The Baroness Valerie Amos, born on the island of Wakenaam, Guyana, is to be appointed as a member of the Order of the Garter, England’s oldest and most senior order of chivalry, becoming the first Black person in 700 years to receive the honour.
The appointment is given to up to 24 “knight and lady companions”. The ceremonial order, founded in 1348, is a recognition of significant public service, made as the personal gift of the monarch.
Baroness Amos, a former Labour cabinet minister, becomes the first black member of the order, the BBC reported.

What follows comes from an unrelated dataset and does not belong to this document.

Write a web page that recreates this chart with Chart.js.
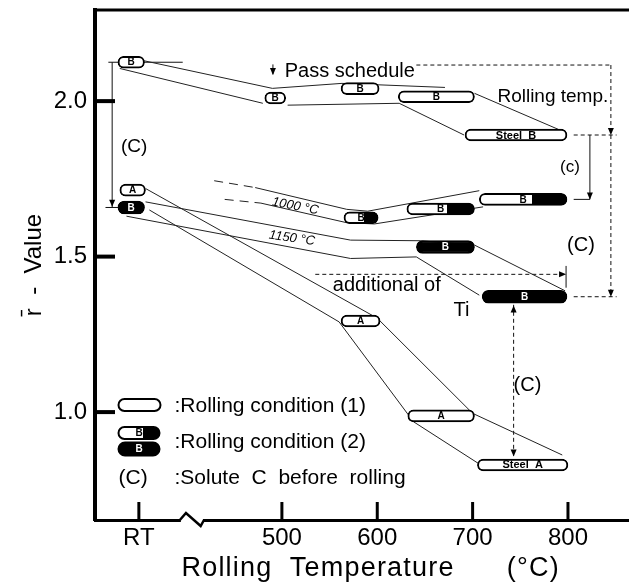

The list of others to be appointed include the former British Prime Minister Tony Blair and Camilla, the Duchess of Cornwall and wife of Prince Charles, heir to the British throne.
Amos becomes a “lady companion”, honouring her career as international development secretary, a United Nations under-secretary for humanitarian affairs. and her current role – master of University College, Oxford.
Amos, 67 and Tony Blair, 68, become two of the order’s younger members, with most in their seventies, eighties and above, in a post held until death.
The order, instituted by Edward III in the 14th Century, was rooted in the idea of medieval chivalry and monarchs surrounded by their most senior aristocratic companions.
The modern criteria, according to Buckingham Palace, is to “honour those who have undertaken public service, who have contributed in a particular way to national life or who have served the sovereign personally”.
The Queen takes part in an annual procession with members of the order at Windsor Castle, wearing velvet robes and plumed hats.
Baroness Valerie Amos of Brondesbury was appointed a Labour life peer in 1997 and was the first black woman to serve as a Minister in the British cabinet and in the House of Lords. She has consistently sustained an interest in, and a commitment to, development issues, and to equality and human rights.
She was an adviser to the Mandela Government on leadership and change management issues and was Chief Executive of the Equal Opportunities Commission between 1989 and 1994. She has also held high office as Parliamentary Under-Secretary of State at the Foreign and Commonwealth Office between 2001 and 2003 and also held the office of Secretary of State for International Development in 2003.
After a further period in the Lords as spokesperson for the Northern Ireland Office she became Leader of the House of Lords and Lord President of the Council between 2003 and 2007.
Valerie served as UK High Commissioner to Australia before joining the UN in 2010 as Undersecretary General for Humanitarian Affairs and Emergency Relief Coordinator.
Her work in the voluntary and charity sector and in other non-governmental organisations has gone hand in hand with her policy and political work. Valerie has served as a Trustee for Voluntary Service Overseas, the Windsor Leadership Trust, Project Hope, and the Institute for Public Policy Research. She has also served as Deputy Chair of the Runnymede Trust.